En un sentido amplio, las culturas juveniles se refieren a la manera en que las experiencias sociales de los jóvenes son expresadas colectivamente mediante la construcción de estilos de vida distintivos, localizados fundamentalmente en el tiempo libre, o en espacios intersticiales de la vida institucional. En un sentido más restringido, definen aparición de «microsociedades juveniles», con grados significativos de autonomía respecto de las «instituciones adultas», que se dotan de espacios y tiempos específicos que se configuran históricamente en los países occidentales tras la segunda guerra mundial, coincidiendo con grandes procesos de cambio social en el terreno económico, educativo, laboral e ideológico. Su expresión más visible son un conjunto de estilos juveniles «espectaculares», aunque sus efectos se dejan sentir en amplias capas de la juventud. Hablo de culturas (y no de subculturas, que técnicamente sería un concepto más correcto) para esquivar los usos desviacionistas predominantes en este segundo termino. Hablo de culturas juveniles en plural (y no de Cultura Juvenil en singular, que es el termino más difundido en la literatura) para subrayar la heterogeneidad interna de las mismas. Este cambio terminológico implica también un cambio en la «manera de mirar» el problema que transfiere el énfasis de la marginación a la identidad, de las apariencias a las estrategias, de lo espectacular a la vida cotidiana, de la delincuencia al ocio de las imágenes a los actores.

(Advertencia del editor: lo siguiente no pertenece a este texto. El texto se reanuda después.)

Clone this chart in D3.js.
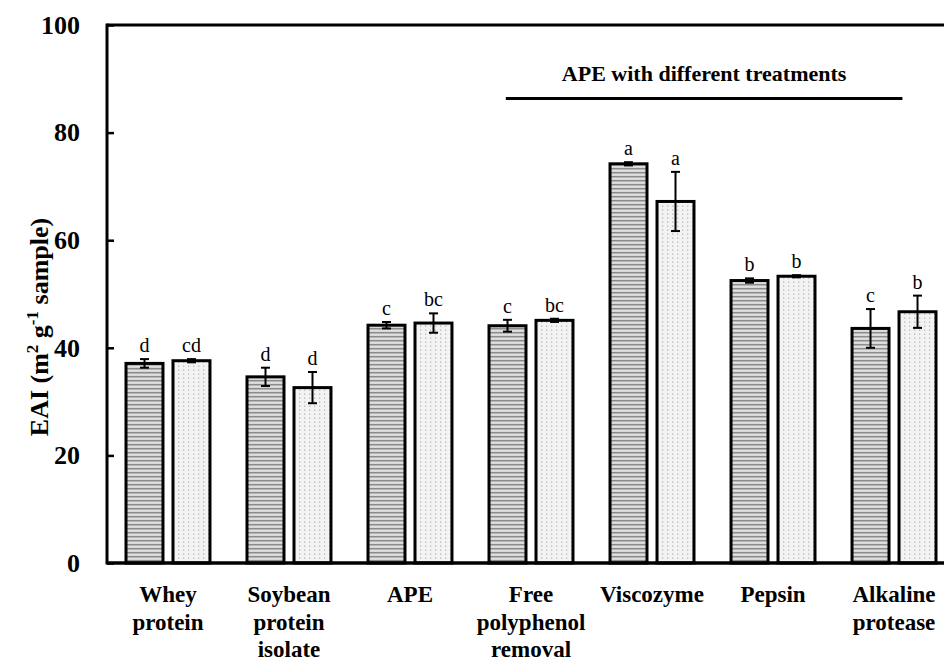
<!DOCTYPE html>
<html>
<head>
<meta charset="utf-8">
<script src="https://cdn.jsdelivr.net/npm/d3@7"></script>
<style>
  body { margin: 0; background: #fff; }
  svg { display: block; }
  text { font-family: "Liberation Serif", "Times New Roman", serif; }
</style>
</head>
<body>
<div id="chart"></div>
<script>
// data
var groups = ["Whey protein", "Soybean protein isolate", "APE", "Free polyphenol removal", "Viscozyme", "Pepsin", "Alkaline protease"];
var groupLines = [["Whey", "protein"], ["Soybean", "protein", "isolate"], ["APE"], ["Free", "polyphenol", "removal"], ["Viscozyme"], ["Pepsin"], ["Alkaline", "protease"]];
var series = ["s1", "s2"];
var values1 = [37.1, 34.6, 44.2, 44.1, 74.2, 52.5, 43.6];
var errors1 = [0.8, 1.7, 0.6, 1.1, 0.3, 0.4, 3.6];
var values2 = [37.6, 32.6, 44.6, 45.1, 67.2, 53.3, 46.7];
var errors2 = [0.3, 2.9, 1.8, 0.3, 5.5, 0.2, 3.0];
var letters1 = ["d", "d", "c", "c", "a", "b", "c"];
var letters2 = ["cd", "d", "bc", "bc", "a", "b", "b"];
var yTicks = [0, 20, 40, 60, 80, 100];

var W = 944, H = 662;
var mLeft = 107, mTop = 25, mBottom = 563;

var svg = d3.select("#chart").append("svg")
  .attr("width", W)
  .attr("height", H);

// fill patterns
var defs = svg.append("defs");
var p1 = defs.append("pattern").attr("id", "stripes")
  .attr("patternUnits", "userSpaceOnUse").attr("width", 8).attr("height", 4);
p1.append("rect").attr("width", 8).attr("height", 4).attr("fill", "#cfcfcf");
p1.append("rect").attr("y", 0).attr("width", 8).attr("height", 1.4).attr("fill", "#8c8c8c");
p1.append("rect").attr("y", 2.4).attr("width", 8).attr("height", 0.9).attr("fill", "#ececec");

var p2 = defs.append("pattern").attr("id", "dots")
  .attr("patternUnits", "userSpaceOnUse").attr("width", 5).attr("height", 4);
p2.append("rect").attr("width", 5).attr("height", 4).attr("fill", "#f3f3f3");
p2.append("rect").attr("x", 2).attr("y", 1.5).attr("width", 1.3).attr("height", 1.3).attr("fill", "#b8b8b8");

// scales
var x0 = d3.scaleBand().domain(groups).range([mLeft, 955])
  .paddingInner(0.306).paddingOuter(0.157);
var x1 = d3.scaleBand().domain(series).range([0, x0.bandwidth()])
  .paddingInner(0.213).paddingOuter(0);
var y = d3.scaleLinear().domain([0, 100]).range([mBottom, mTop]);

var data = groups.map(function (g, i) {
  return [
    { g: g, s: "s1", v: values1[i], e: errors1[i], l: letters1[i], fill: "url(#stripes)" },
    { g: g, s: "s2", v: values2[i], e: errors2[i], l: letters2[i], fill: "url(#dots)" }
  ];
});

// bars
var grp = svg.selectAll(".grp").data(data).enter().append("g")
  .attr("transform", function (d) { return "translate(" + x0(d[0].g) + ",0)"; });

grp.selectAll("rect").data(function (d) { return d; }).enter().append("rect")
  .attr("x", function (d) { return x1(d.s); })
  .attr("y", function (d) { return y(d.v); })
  .attr("width", x1.bandwidth())
  .attr("height", function (d) { return y(0) - y(d.v); })
  .attr("fill", function (d) { return d.fill; })
  .attr("stroke", "#000")
  .attr("stroke-width", 3);

// error bars
var eb = grp.selectAll(".err").data(function (d) { return d; }).enter().append("g");
eb.append("line")
  .attr("x1", function (d) { return x1(d.s) + x1.bandwidth() / 2; })
  .attr("x2", function (d) { return x1(d.s) + x1.bandwidth() / 2; })
  .attr("y1", function (d) { return y(d.v + d.e); })
  .attr("y2", function (d) { return y(d.v - d.e); })
  .attr("stroke", "#000").attr("stroke-width", 2);
eb.selectAll(".cap").data(function (d) { return [d.v + d.e, d.v - d.e].map(function (t) { return { d: d, t: t }; }); })
  .enter().append("line")
  .attr("x1", function (c) { return x1(c.d.s) + x1.bandwidth() / 2 - 4.5; })
  .attr("x2", function (c) { return x1(c.d.s) + x1.bandwidth() / 2 + 4.5; })
  .attr("y1", function (c) { return y(c.t); })
  .attr("y2", function (c) { return y(c.t); })
  .attr("stroke", "#000").attr("stroke-width", 2);

// significance letters
grp.selectAll(".lt").data(function (d) { return d; }).enter().append("text")
  .attr("x", function (d) { return x1(d.s) + x1.bandwidth() / 2; })
  .attr("y", function (d) { return y(d.v + d.e) - 7; })
  .attr("text-anchor", "middle")
  .style("font-size", "20px")
  .text(function (d) { return d.l; });

// y axis (ticks pointing inward)
var yAxis = svg.append("g")
  .attr("transform", "translate(" + mLeft + ",0)")
  .call(d3.axisLeft(y).tickValues(yTicks).tickSize(-7).tickPadding(27));
yAxis.select(".domain").remove();
yAxis.selectAll("line").attr("stroke", "#000").attr("stroke-width", 2.5);
yAxis.selectAll("text")
  .style("font-size", "26px").style("font-weight", "bold").attr("fill", "#000");

// frame: left, top, bottom
svg.append("line").attr("x1", mLeft).attr("x2", mLeft).attr("y1", mTop - 1.5).attr("y2", mBottom + 1.5)
  .attr("stroke", "#000").attr("stroke-width", 3);
svg.append("line").attr("x1", mLeft).attr("x2", W).attr("y1", mTop).attr("y2", mTop)
  .attr("stroke", "#000").attr("stroke-width", 3);
svg.append("line").attr("x1", mLeft).attr("x2", W).attr("y1", mBottom).attr("y2", mBottom)
  .attr("stroke", "#000").attr("stroke-width", 3.5);

// x category labels
var xl = svg.selectAll(".xl").data(groups).enter().append("text")
  .attr("text-anchor", "middle")
  .style("font-size", "23px").style("font-weight", "bold");
xl.each(function (g, i) {
  var t = d3.select(this);
  groupLines[i].forEach(function (line, k) {
    t.append("tspan")
      .attr("x", x0(g) + x0.bandwidth() / 2)
      .attr("y", 602 + k * 27.5)
      .text(line);
  });
});

// y axis title
var yt = svg.append("text")
  .attr("transform", "translate(48,327) rotate(-90)")
  .attr("text-anchor", "middle")
  .style("font-size", "26px").style("font-weight", "bold");
yt.append("tspan").text("EAI (m");
yt.append("tspan").attr("dy", -10).style("font-size", "17px").text("2");
yt.append("tspan").attr("dy", 10).text(" g");
yt.append("tspan").attr("dy", -10).style("font-size", "17px").text("-1");
yt.append("tspan").attr("dy", 10).text(" sample)");

// bracket for treatment groups
var bx1 = x0("Free polyphenol removal") + x0.bandwidth() * 0.2;
var bx2 = x0("Alkaline protease") + x0.bandwidth() * 0.6;
svg.append("line").attr("x1", bx1).attr("x2", bx2).attr("y1", 98.5).attr("y2", 98.5)
  .attr("stroke", "#000").attr("stroke-width", 3);
svg.append("text")
  .attr("x", (bx1 + bx2) / 2).attr("y", 81)
  .attr("text-anchor", "middle")
  .style("font-size", "22px").style("font-weight", "bold")
  .text("APE with different treatments");
</script>
</body>
</html>
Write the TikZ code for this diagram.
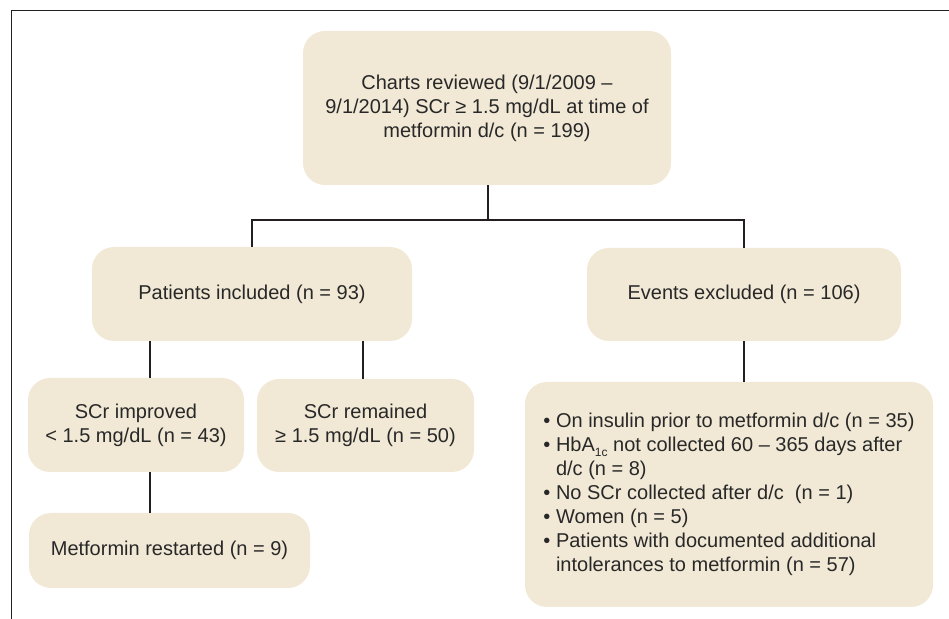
\documentclass[tikz,border=0pt]{standalone}
\usepackage{fontspec}
\setmainfont{Liberation Sans}
\usepackage{tikz}
\usetikzlibrary{arrows,positioning}
\definecolor{boxfill}{RGB}{241,233,214}
\definecolor{inkgray}{RGB}{35,31,32}
\definecolor{textgray}{RGB}{40,40,40}
\tikzset{
    %Define style for boxes
    flowbox/.style={
           rectangle,
           rounded corners=11pt,
           fill=boxfill,
           inner sep=0pt,
           font=\fontsize{10}{12}\selectfont,
           text=textgray,
           align=center},
    listbox/.style={
           flowbox,
           align=left},
    % Define connector style
    link/.style={
           draw=inkgray,
           line width=1pt},
    frameline/.style={
           draw=inkgray,
           line width=0.8pt}
}
\newcommand{\hangbul}{\hphantom{\textbullet\ }}
\newcommand{\lowsub}[1]{\raisebox{-0.45ex}{\fontsize{6}{6}\selectfont #1}}

\begin{document}
\begin{tikzpicture}[x=0.5pt,y=-0.5pt]
\useasboundingbox (0,0) rectangle (949,619);
 %frame
\draw[frameline] (949,10.5) -- (11.5,10.5) -- (11.5,619);
 %nodes
\node[flowbox, minimum width=184pt, minimum height=77pt] (charts) at (487,108)
  {Charts reviewed (9/1/2009 --\\ 9/1/2014) SCr ≥ 1.5 mg/dL at time of\\ metformin d/c (n = 199)};
\node[flowbox, minimum width=160pt, minimum height=47pt] (incl) at (252,294)
  {Patients included (n = 93)};
\node[flowbox, minimum width=157pt, minimum height=46.5pt] (excl) at (744,294.5)
  {Events excluded (n = 106)};
\node[flowbox, minimum width=108pt, minimum height=47pt] (impr) at (136,425)
  {SCr improved\\ < 1.5 mg/dL (n = 43)};
\node[flowbox, minimum width=108.5pt, minimum height=46.5pt] (remain) at (365.5,425.5)
  {SCr remained\\ ≥ 1.5 mg/dL (n = 50)};
\node[flowbox, minimum width=140.5pt, minimum height=37.5pt] (restart) at (169.5,550.5)
  {Metformin restarted (n = 9)};
\node[listbox, minimum width=204pt, minimum height=112.5pt] (reasons) at (729,494.5)
  {\textbullet\ On insulin prior to metformin d/c (n = 35)\\
   \textbullet\ HbA\lowsub{1c} not collected 60 -- 365 days after\\
   \hangbul d/c (n = 8)\\
   \textbullet\ No SCr collected after d/c \ (n = 1)\\
   \textbullet\ Women (n = 5)\\
   \textbullet\ Patients with documented additional\\
   \hangbul intolerances to metformin (n = 57)};
 %connectors
\coordinate (split) at (488,220);
\coordinate (leftcol) at (150,0);
\coordinate (midcol) at (363,0);
\draw[link] (charts.south -| split) -- (split);
\draw[link] (incl.north) |- (split) -| (excl.north);
\draw[link] (incl.south -| leftcol) -- (impr.north -| leftcol);
\draw[link] (incl.south -| midcol) -- (remain.north -| midcol);
\draw[link] (impr.south -| leftcol) -- (restart.north -| leftcol);
\draw[link] (excl.south) -- (reasons.north -| excl.south);
\end{tikzpicture}
\end{document}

La noción de culturas juveniles remite a la noción de culturas subalternas. En la tradición gramsciana de la antropología italiana, estas son consideradas como las culturas de los sectores dominados y se caracterizan por su precaria integración en la cultura hegemónica, más que por una voluntad de oposición explícita. La no integración -o integración parcial— en Ias estructuras productivas y reproductivas es una de las características esenciales de la juventud.